The vice is not in the statute. The vice is not in the search warrant. The vice is in requiring a person about to engage in a gambling operation to make known to the federal authorities the purpose of his business. That is the vice of the statute.

The evidence obtained is not tainted. Search warrants can continue to be issued for the violation of the gambling laws of the state and federal governments. Prosecutions cannot be had for the violation of the particular law in question since to compel a defendant to admit he is a gambler subjects him to a Fifth Amendment violation. But even if this were not so, at the time of the issuance of the search warrant in the instant case the statute was considered valid by the highest courts of this country. See Silbert v. United States, 282 F. Supp. 635 (D. Md. 1968).

The statute was considered valid at the time of the issuance of the search warrant, and although the prosecutor is inclined to agree with defendants, this court does not feel that in any subsequent prosecution any evidence obtained in a manner in which this evidence was obtained may not be used.
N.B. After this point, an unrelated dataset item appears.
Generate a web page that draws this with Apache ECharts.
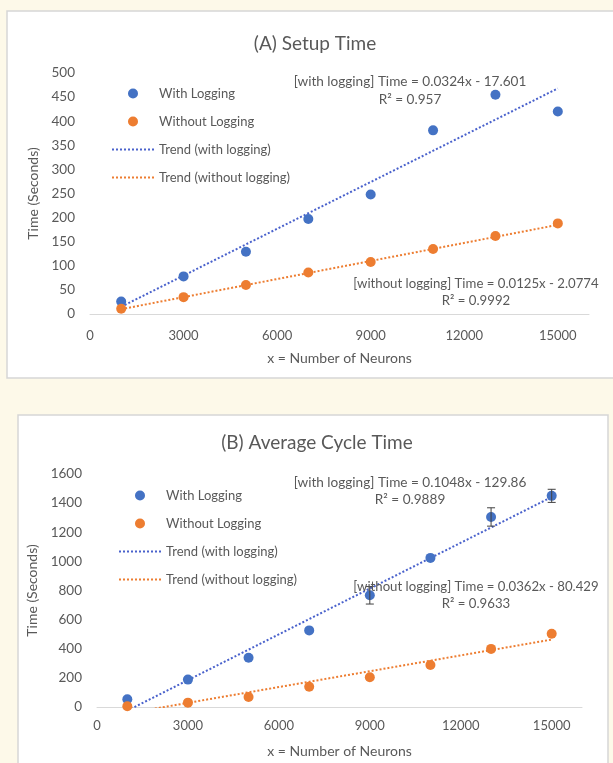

This court finds as a matter of fact that the statute was considered valid when the search warrant was issued and, therefore, any evidence obtained and used for the purpose of obtaining these indictments is valid.

The issue of whether the indictments should be dimissed stands or falls on whether the only evidence adduced before *389the grand jury was the evidence so obtained. There is no indication before me at this argument concerning this matter, with the exception of the following passing comment by the State: “The aforesaid evidence gathered by the federal authorities was then turned over to the Essex County Prosecutor.” The State concedes that it fully intends to use this evidence in the instant prosecution, but there is no indication that it does not have other evidence and there is no indication that nothing other than that obtained from the federal authorities was submitted to the grand jury.

So that for the reasons stated, the motion to dismiss the several indictments will be denied.